The third Sunday of Advent is traditionally called “Gaudete Sunday”. The name refers to the opening of the Entrance Antiphon for the day.:
Rejoice in the Lord always. Again I say, rejoice. Indeed the Lord is near. -Philippians 4:4, 5b
(Quick liturgy lesson: for every Sunday the church has assigned a brief text (antiphon) to be sung at the beginning of the liturgy. We always have the option of singing “another suitable song”, and for various historical and pastoral reasons, this parish generally chooses the latter option.)
What are we to make of this command to rejoice? Is this more of the “forced fun” that we associate with corporate Christmas parties and the dreaded forays to the mall? Are we rejoicing because it’s almost Christmas, even though that means we’re stressed about preparations and that much closer to the post-holiday let-down? Are we joyful because we’re halfway through a dreary church season when we’re “not allowed” to sing Christmas music?
In his letter to Philippi, Paul doesn’t tell us to “Rejoice on the third Sunday of Advent”. He tells to rejoice always. The Advent season is simply our yearly reminder to view our complicated and troubled world with hope – always. And one way of doing that is to remind ourselves of the joy living at the heart of our faith. “Do not forget joy!”, says Pope Francis.
But joy isn’t always easy. It takes patience and strength to remind ourselves of joy when distractions are all around. In the words of the spiritual writer Henri Nouwen:
“Joy is the experience of knowing that you are unconditionally loved and that nothing — sickness, failure, emotional distress, oppression, war, or even death — can take that love away... Joy is not the same as happiness. We can be unhappy about many things, but joy can still be there because it comes from the knowledge of God's love for us... Joy does not simply happen to us. We have to choose joy and keep choosing it every day.”

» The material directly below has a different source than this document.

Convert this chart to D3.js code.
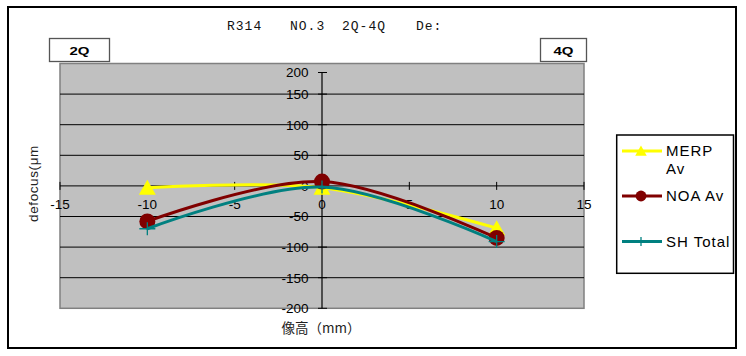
<!DOCTYPE html>
<html>
<head>
<meta charset="utf-8">
<script src="https://cdn.jsdelivr.net/npm/d3@7"></script>
<style>
  html, body { margin: 0; padding: 0; background: #fff; }
  svg { display: block; }
</style>
</head>
<body>
<svg id="chart" width="746" height="356"></svg>
<script>
// ---- data ----
const xValues = [-10, 0, 10];
const merpAv = [-3, -3, -69];
const noaAv = [-58, 7, -85];
const shTotal = [-70, -2, -91];
const seriesNames = ["MERP Av", "NOA Av", "SH Total"];
const xTicks = [-15, -10, -5, 0, 5, 10, 15];
const yTicks = [200, 150, 100, 50, 0, -50, -100, -150, -200];
const titleParts = ["R314", "NO.3", "2Q-4Q", "De:"];
const quadrantLabels = ["2Q", "4Q"];

const svg = d3.select("#chart");
const font = "'Liberation Sans', Arial, sans-serif";

// outer border
svg.append("rect").attr("x", 8).attr("y", 7).attr("width", 728).attr("height", 341)
  .attr("fill", "#fff").attr("stroke", "#000").attr("stroke-width", 2);

const x = d3.scaleLinear().domain([-15, 15]).range([60, 584]);
const y = d3.scaleLinear().domain([-200, 200]).range([308.3, 63.5]);
const x0 = x(0), y0 = y(0);
const topShift = 9; // top tick of the value axis sits a little below the plot top

// plot area
svg.append("rect").attr("x", x(-15)).attr("y", y(200)).attr("width", x(15) - x(-15))
  .attr("height", y(-200) - y(200)).attr("fill", "#c0c0c0").attr("stroke", "#808080").attr("stroke-width", 1.5);

const tickY = v => v === 200 ? y(v) + topShift : y(v);

// y tick labels (under gridlines)
svg.append("g").selectAll("text").data(yTicks).join("text")
  .attr("x", x0 - 13.5).attr("y", d => tickY(d) + 4.8)
  .attr("text-anchor", "end").attr("font-family", font).attr("font-size", 13.5)
  .attr("fill", "#000").text(d => d);

// gridlines
svg.append("g").selectAll("line").data(yTicks.filter(v => v !== 200 && v !== -200 && v !== 0)).join("line")
  .attr("x1", x(-15)).attr("x2", x(15)).attr("y1", d => y(d)).attr("y2", d => y(d))
  .attr("stroke", "#000").attr("stroke-width", 1);

// x axis line at y=0
svg.append("line").attr("x1", x(-15)).attr("x2", x(15)).attr("y1", y0).attr("y2", y0)
  .attr("stroke", "#000").attr("stroke-width", 1);
svg.append("g").selectAll("line").data(xTicks).join("line")
  .attr("x1", d => x(d)).attr("x2", d => x(d)).attr("y1", y0 - 4).attr("y2", y0 + 4)
  .attr("stroke", "#000").attr("stroke-width", 1);

// y axis line at x=0
svg.append("line").attr("x1", x0).attr("x2", x0).attr("y1", tickY(200)).attr("y2", y(-200))
  .attr("stroke", "#000").attr("stroke-width", 1.2);
svg.append("g").selectAll("line").data(yTicks).join("line")
  .attr("x1", x0 - 4).attr("x2", x0 + 5).attr("y1", d => tickY(d)).attr("y2", d => tickY(d))
  .attr("stroke", "#000").attr("stroke-width", 1);

// x tick labels
svg.append("g").selectAll("text").data(xTicks).join("text")
  .attr("x", d => x(d)).attr("y", y0 + 23)
  .attr("text-anchor", "middle").attr("font-family", font).attr("font-size", 13.5)
  .attr("fill", "#000").text(d => d);

// series
const series = [
  { name: seriesNames[0], values: merpAv, color: "#ffff00", marker: "triangle" },
  { name: seriesNames[1], values: noaAv, color: "#800000", marker: "circle" },
  { name: seriesNames[2], values: shTotal, color: "#008080", marker: "plus" }
];
const line = d3.line().x(d => x(d[0])).y(d => y(d[1])).curve(d3.curveCardinal.tension(0));

function drawMarker(g, type, cx, cy, color, s) {
  if (type === "triangle") {
    g.append("path").attr("d", `M${cx},${cy - 8 * s}L${cx + 8.5 * s},${cy + 7 * s}L${cx - 8.5 * s},${cy + 7 * s}Z`)
      .attr("fill", color);
  } else if (type === "circle") {
    g.append("circle").attr("cx", cx).attr("cy", cy).attr("r", 8 * s).attr("fill", color);
  } else {
    g.append("path").attr("d", `M${cx - 8 * s},${cy}H${cx + 8 * s}M${cx},${cy - 6.5 * s}V${cy + 6.5 * s}`)
      .attr("stroke", color).attr("stroke-width", 1.3).attr("fill", "none");
  }
}

series.forEach(s => {
  const pts = xValues.map((xv, i) => [xv, s.values[i]]);
  const g = svg.append("g");
  g.append("path").attr("d", line(pts)).attr("fill", "none").attr("stroke", s.color).attr("stroke-width", 3);
  pts.forEach(p => drawMarker(g, s.marker, x(p[0]), y(p[1]), s.color, 1));
});

// title
const titleX = [227, 290, 342, 416];
svg.append("g").selectAll("text").data(titleParts).join("text")
  .attr("x", (d, i) => titleX[i]).attr("y", 29.5)
  .attr("font-family", "'Liberation Mono', 'DejaVu Sans Mono', monospace").attr("font-size", 13)
  .attr("letter-spacing", 1).attr("fill", "#111").text(d => d);

// quadrant boxes
const boxes = [{ x: 49.5, w: 60 }, { x: 540.5, w: 46 }];
boxes.forEach((b, i) => {
  svg.append("rect").attr("x", b.x).attr("y", 38.5).attr("width", b.w).attr("height", 23)
    .attr("fill", "#fff").attr("stroke", "#555").attr("stroke-width", 1.3);
  svg.append("text").attr("x", b.x + b.w / 2).attr("y", 55.3).attr("text-anchor", "middle")
    .attr("font-family", font).attr("font-weight", 900).attr("font-size", 10.5)
    .attr("textLength", 20).attr("lengthAdjust", "spacingAndGlyphs")
    .attr("fill", "#000").text(quadrantLabels[i]);
});

// axis titles
svg.append("text").attr("transform", "translate(38,183.5) rotate(-90)").attr("text-anchor", "middle")
  .attr("font-family", font).attr("font-size", 13.5).attr("letter-spacing", 0.6).attr("fill", "#222")
  .text("defocus(μm");
svg.append("text").attr("x", 321).attr("y", 333).attr("text-anchor", "middle")
  .attr("font-family", "'Noto Sans CJK JP', sans-serif").attr("font-size", 13.5).attr("fill", "#222")
  .text("像高（mm）");

// legend
svg.append("rect").attr("x", 616.7).attr("y", 135).attr("width", 116.8).attr("height", 138.3)
  .attr("fill", "#fff").attr("stroke", "#000").attr("stroke-width", 1.5);
const legendY = [151, 196, 241.5];
series.forEach((s, i) => {
  const g = svg.append("g");
  g.append("line").attr("x1", 622).attr("x2", 662).attr("y1", legendY[i]).attr("y2", legendY[i])
    .attr("stroke", s.color).attr("stroke-width", 3);
  drawMarker(g, s.marker, 641, legendY[i], s.color, 0.68);
  const t = g.append("text").attr("x", 666).attr("y", legendY[i] + 5)
    .attr("font-family", font).attr("font-size", 15).attr("letter-spacing", 1).attr("fill", "#000");
  if (i === 0) {
    const parts = s.name.split(" ");
    t.append("tspan").attr("x", 666).text(parts[0]);
    t.append("tspan").attr("x", 666).attr("dy", 17.6).text(parts[1]);
  } else {
    t.text(s.name);
  }
});
</script>
</body>
</html>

Happiness and Holly Jolly Christmases are dependent on external good fortune, but true joy is a deep well inside of us. In the recent parenting book, All Joy and No Fun, author Jennifer Senior discusses the difficulties that modern parents have when they’re overwhelmed by immediate challenges and lose sight of the rich and lasting joy at the center of their love. She suggests that we strike a balance between the “experiencing self” absorbed in the details of daily life and our “remembering self” which is the realm of meaning and joy.
Rejoice! Rejoice! Emmanuel shall come to you, O Israel.
This week, we will once again sing the classic Advent hymn, “O Come, O Come, Emmanuel”. You can read about the song’s long and fascinating history here. Suffice it to say that it’s an old French processional tune with a text loosely based on Advent antiphons (there’s that word again). For now let’s just focus on the refrain:
The word “rejoice” in the English version of the hymn has some extra layers of meaning not found in the original Latin. Derived from French, the second half of the word (-joice) refers to joy. But the first half (re-) is an intensifier, a re-inforcing of the joy. It can also have the meaning of doing something again: re-turning, re-making, re-calling. Maybe as we sing the word, we can have that in mind. Re-turn to the joy at each re-peat of the word.
Re-joice! (again I say) Re-joice!
Remember that Emmanuel, God-with-us, returns to Israel -- in other words, to all of God’s beloved people. When we sing “Rejoice” twice in a row, we have two opportunities to turn around from distractions and to recall the joy at the center of our existence.